╭─ RECORDS FOR PROCESSING

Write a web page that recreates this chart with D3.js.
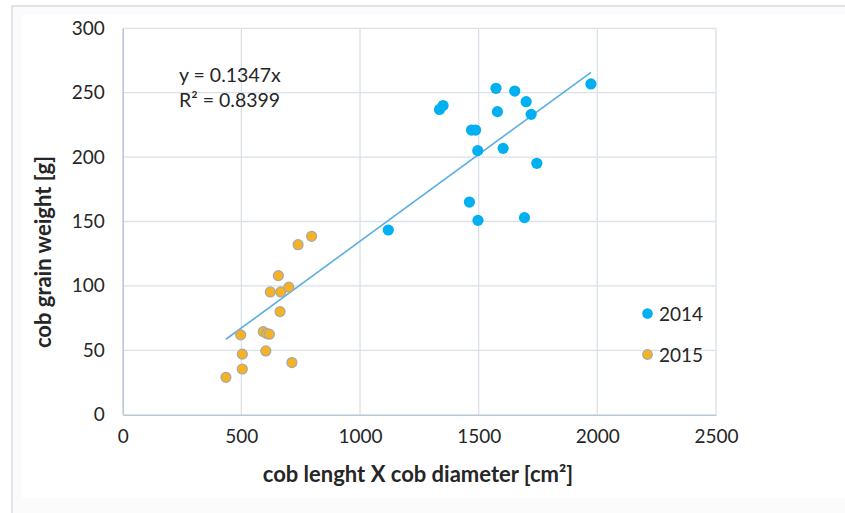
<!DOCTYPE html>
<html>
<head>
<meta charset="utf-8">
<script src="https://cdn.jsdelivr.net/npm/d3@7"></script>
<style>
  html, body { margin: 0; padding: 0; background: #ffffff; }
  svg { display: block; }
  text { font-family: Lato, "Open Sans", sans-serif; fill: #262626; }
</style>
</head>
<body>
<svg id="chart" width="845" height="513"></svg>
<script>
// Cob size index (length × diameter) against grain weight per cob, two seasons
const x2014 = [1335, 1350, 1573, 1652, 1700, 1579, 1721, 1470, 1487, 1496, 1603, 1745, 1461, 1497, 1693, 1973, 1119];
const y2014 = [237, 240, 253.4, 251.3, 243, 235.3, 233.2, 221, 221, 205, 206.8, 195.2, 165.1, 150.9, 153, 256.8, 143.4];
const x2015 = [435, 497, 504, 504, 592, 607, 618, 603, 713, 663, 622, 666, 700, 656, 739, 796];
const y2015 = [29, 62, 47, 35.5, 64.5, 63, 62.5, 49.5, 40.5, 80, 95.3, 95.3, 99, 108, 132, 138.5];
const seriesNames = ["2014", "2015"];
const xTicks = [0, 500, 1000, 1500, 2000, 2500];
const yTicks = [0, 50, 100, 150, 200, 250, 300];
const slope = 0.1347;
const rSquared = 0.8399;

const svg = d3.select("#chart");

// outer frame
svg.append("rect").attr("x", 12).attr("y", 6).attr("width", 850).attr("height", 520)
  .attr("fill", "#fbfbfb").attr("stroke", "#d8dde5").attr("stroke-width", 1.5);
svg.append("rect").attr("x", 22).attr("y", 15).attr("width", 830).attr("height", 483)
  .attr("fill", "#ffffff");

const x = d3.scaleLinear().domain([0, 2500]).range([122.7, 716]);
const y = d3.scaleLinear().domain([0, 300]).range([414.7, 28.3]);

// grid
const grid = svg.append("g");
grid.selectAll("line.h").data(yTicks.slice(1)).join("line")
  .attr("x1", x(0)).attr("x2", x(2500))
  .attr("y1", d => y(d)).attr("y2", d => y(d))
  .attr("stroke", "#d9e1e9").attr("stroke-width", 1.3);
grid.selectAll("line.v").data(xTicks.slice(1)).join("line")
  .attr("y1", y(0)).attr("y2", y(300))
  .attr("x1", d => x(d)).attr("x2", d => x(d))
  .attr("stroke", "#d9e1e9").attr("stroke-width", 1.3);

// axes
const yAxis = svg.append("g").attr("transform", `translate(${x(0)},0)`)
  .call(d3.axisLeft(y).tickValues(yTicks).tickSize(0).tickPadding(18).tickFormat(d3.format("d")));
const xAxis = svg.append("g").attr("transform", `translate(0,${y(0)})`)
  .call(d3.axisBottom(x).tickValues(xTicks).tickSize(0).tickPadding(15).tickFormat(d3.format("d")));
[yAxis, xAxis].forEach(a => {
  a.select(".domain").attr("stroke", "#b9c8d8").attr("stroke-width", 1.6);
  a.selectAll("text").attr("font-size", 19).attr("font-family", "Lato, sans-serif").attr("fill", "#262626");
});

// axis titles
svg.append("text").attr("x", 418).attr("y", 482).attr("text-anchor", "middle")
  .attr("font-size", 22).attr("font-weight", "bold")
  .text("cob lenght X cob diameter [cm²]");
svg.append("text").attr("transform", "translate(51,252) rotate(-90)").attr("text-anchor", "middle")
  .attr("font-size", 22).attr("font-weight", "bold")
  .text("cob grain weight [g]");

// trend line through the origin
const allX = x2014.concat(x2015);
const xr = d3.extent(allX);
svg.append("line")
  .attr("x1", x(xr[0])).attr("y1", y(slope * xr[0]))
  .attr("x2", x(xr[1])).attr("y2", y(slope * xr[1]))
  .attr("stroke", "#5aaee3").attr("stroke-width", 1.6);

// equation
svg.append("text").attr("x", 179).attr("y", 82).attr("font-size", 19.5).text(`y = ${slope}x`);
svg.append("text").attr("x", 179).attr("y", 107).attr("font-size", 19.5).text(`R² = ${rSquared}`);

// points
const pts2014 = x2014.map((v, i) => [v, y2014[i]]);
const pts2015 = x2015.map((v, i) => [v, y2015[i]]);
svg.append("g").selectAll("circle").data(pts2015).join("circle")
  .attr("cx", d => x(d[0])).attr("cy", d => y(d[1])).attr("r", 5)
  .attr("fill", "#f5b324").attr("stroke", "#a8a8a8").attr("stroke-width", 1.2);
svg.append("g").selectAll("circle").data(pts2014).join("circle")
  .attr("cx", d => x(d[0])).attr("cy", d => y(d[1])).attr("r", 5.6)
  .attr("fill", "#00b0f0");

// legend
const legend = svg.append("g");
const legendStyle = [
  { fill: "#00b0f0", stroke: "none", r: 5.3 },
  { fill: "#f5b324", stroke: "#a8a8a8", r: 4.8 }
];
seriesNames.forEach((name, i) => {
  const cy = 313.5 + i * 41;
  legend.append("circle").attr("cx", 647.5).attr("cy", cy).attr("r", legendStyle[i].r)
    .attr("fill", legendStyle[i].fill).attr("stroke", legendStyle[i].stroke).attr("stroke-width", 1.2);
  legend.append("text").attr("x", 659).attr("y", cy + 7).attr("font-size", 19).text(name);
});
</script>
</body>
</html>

╰─
╭─ RECORDS FOR PROCESSING

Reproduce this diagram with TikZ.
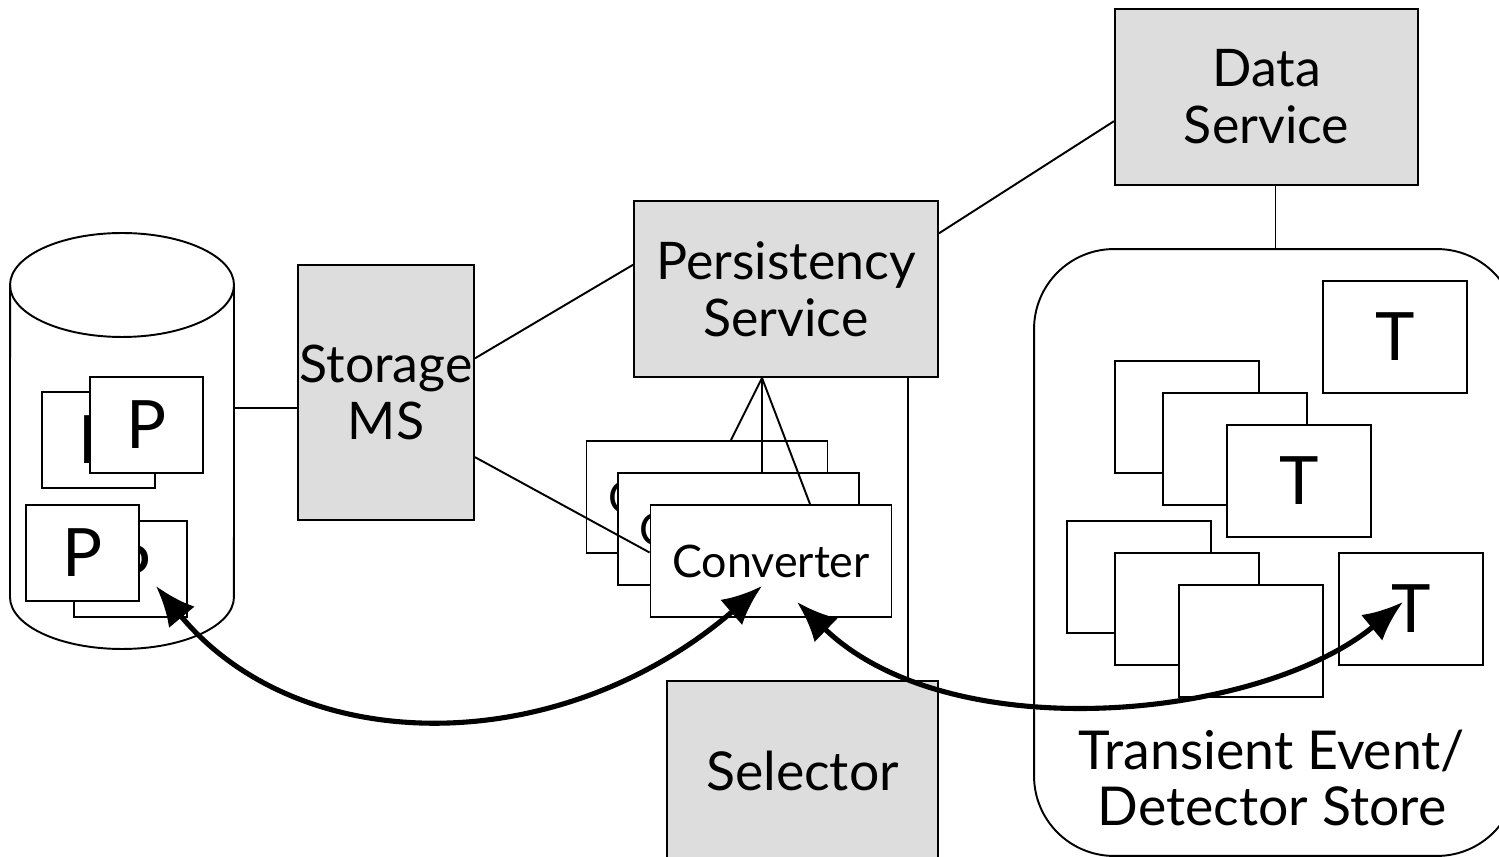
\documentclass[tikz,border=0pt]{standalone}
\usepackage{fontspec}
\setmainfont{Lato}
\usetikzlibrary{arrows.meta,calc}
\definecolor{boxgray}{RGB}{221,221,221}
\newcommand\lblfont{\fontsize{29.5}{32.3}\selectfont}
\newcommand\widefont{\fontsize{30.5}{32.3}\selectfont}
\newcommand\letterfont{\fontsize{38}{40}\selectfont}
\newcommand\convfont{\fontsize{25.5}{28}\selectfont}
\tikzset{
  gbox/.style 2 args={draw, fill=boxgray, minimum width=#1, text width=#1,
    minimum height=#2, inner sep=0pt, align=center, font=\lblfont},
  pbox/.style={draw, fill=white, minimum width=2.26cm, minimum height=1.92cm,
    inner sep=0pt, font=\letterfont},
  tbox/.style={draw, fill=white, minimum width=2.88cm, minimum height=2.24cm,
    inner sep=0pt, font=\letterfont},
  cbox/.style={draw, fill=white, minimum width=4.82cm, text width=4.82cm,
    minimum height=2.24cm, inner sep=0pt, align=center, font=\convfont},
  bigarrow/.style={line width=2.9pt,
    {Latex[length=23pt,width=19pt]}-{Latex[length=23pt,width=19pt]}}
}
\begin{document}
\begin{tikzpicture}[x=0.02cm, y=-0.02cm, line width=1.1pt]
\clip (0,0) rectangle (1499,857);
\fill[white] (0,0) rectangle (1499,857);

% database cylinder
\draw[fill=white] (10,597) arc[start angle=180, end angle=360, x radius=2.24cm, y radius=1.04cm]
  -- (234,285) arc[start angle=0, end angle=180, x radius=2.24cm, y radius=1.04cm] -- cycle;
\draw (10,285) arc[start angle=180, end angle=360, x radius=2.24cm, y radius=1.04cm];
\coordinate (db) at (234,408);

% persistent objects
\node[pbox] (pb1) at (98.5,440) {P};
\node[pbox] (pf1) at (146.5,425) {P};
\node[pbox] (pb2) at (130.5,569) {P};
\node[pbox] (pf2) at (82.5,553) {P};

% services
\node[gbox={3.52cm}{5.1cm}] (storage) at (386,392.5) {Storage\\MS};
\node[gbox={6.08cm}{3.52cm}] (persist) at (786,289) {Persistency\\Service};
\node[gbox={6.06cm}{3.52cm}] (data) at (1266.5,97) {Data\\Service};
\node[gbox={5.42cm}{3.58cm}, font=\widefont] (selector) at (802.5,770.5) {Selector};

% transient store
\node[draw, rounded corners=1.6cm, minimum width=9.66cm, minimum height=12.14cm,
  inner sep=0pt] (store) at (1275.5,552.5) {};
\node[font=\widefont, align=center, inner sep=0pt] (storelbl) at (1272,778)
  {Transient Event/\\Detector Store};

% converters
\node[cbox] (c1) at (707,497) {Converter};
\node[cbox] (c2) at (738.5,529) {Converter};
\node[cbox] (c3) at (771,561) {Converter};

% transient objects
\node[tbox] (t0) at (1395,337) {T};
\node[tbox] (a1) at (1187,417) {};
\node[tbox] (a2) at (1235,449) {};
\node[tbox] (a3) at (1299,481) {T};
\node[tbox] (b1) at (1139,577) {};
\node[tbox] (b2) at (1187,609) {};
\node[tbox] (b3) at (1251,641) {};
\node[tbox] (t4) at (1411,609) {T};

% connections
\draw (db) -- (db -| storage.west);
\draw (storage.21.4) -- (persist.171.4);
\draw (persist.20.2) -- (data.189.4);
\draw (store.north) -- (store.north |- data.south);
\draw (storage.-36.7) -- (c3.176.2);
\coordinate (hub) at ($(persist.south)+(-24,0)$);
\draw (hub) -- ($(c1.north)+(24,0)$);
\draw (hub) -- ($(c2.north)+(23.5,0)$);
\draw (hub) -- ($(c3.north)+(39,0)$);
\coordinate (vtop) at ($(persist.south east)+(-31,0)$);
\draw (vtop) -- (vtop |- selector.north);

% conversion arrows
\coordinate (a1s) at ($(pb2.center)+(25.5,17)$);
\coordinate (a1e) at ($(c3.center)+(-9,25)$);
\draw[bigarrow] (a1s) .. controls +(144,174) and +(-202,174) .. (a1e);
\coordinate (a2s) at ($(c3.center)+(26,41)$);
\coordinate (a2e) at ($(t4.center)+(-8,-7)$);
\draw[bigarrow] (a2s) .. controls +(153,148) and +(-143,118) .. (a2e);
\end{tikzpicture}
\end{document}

╰─
╭─ RECORDS FOR PROCESSING

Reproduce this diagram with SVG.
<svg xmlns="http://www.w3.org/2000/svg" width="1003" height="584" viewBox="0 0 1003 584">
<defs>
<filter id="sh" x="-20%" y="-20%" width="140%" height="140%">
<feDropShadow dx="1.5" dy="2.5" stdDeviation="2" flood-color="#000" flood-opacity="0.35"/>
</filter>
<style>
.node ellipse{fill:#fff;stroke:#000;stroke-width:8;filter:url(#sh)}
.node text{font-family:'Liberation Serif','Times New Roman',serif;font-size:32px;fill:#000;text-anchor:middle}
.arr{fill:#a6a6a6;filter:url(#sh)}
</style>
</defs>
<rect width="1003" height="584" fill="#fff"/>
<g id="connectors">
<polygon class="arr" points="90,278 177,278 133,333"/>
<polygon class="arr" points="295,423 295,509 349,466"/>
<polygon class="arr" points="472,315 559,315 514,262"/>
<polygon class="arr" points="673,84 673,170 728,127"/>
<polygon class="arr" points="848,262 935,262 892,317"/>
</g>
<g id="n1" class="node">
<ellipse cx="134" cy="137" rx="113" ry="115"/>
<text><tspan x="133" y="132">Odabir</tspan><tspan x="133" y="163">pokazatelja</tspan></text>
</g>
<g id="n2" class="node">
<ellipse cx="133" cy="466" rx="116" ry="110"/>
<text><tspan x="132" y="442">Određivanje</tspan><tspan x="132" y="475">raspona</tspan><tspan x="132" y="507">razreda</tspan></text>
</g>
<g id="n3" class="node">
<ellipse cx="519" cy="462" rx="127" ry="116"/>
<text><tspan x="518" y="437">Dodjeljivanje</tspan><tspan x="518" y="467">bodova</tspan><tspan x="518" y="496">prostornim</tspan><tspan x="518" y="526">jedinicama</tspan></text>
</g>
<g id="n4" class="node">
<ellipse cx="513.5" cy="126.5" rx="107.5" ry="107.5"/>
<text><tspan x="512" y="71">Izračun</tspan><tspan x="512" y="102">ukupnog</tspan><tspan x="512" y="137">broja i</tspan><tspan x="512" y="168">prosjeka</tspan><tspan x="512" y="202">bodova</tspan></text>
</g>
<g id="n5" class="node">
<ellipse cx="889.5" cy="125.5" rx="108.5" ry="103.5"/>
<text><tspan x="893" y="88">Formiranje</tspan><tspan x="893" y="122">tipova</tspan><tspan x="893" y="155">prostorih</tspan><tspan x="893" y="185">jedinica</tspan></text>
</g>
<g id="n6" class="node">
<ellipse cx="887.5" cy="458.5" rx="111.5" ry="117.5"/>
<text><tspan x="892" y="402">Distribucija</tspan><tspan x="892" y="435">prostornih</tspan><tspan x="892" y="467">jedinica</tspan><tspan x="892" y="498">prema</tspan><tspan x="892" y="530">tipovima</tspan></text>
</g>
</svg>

╰─

◆ **WHAT IS BEING ASKED**: From the records above, copy only the lines running from the line holding "Reproduce this diagram with TikZ." through the line holding "(pf2) at (82.5,553)", with no pictures.

◆ **COMPLETE OUTPUT**:
Reproduce this diagram with TikZ.
\documentclass[tikz,border=0pt]{standalone}
\usepackage{fontspec}
\setmainfont{Lato}
\usetikzlibrary{arrows.meta,calc}
\definecolor{boxgray}{RGB}{221,221,221}
\newcommand\lblfont{\fontsize{29.5}{32.3}\selectfont}
\newcommand\widefont{\fontsize{30.5}{32.3}\selectfont}
\newcommand\letterfont{\fontsize{38}{40}\selectfont}
\newcommand\convfont{\fontsize{25.5}{28}\selectfont}
\tikzset{
  gbox/.style 2 args={draw, fill=boxgray, minimum width=#1, text width=#1,
    minimum height=#2, inner sep=0pt, align=center, font=\lblfont},
  pbox/.style={draw, fill=white, minimum width=2.26cm, minimum height=1.92cm,
    inner sep=0pt, font=\letterfont},
  tbox/.style={draw, fill=white, minimum width=2.88cm, minimum height=2.24cm,
    inner sep=0pt, font=\letterfont},
  cbox/.style={draw, fill=white, minimum width=4.82cm, text width=4.82cm,
    minimum height=2.24cm, inner sep=0pt, align=center, font=\convfont},
  bigarrow/.style={line width=2.9pt,
    {Latex[length=23pt,width=19pt]}-{Latex[length=23pt,width=19pt]}}
}
\begin{document}
\begin{tikzpicture}[x=0.02cm, y=-0.02cm, line width=1.1pt]
\clip (0,0) rectangle (1499,857);
\fill[white] (0,0) rectangle (1499,857);

% database cylinder
\draw[fill=white] (10,597) arc[start angle=180, end angle=360, x radius=2.24cm, y radius=1.04cm]
  -- (234,285) arc[start angle=0, end angle=180, x radius=2.24cm, y radius=1.04cm] -- cycle;
\draw (10,285) arc[start angle=180, end angle=360, x radius=2.24cm, y radius=1.04cm];
\coordinate (db) at (234,408);

% persistent objects
\node[pbox] (pb1) at (98.5,440) {P};
\node[pbox] (pf1) at (146.5,425) {P};
\node[pbox] (pb2) at (130.5,569) {P};
\node[pbox] (pf2) at (82.5,553) {P};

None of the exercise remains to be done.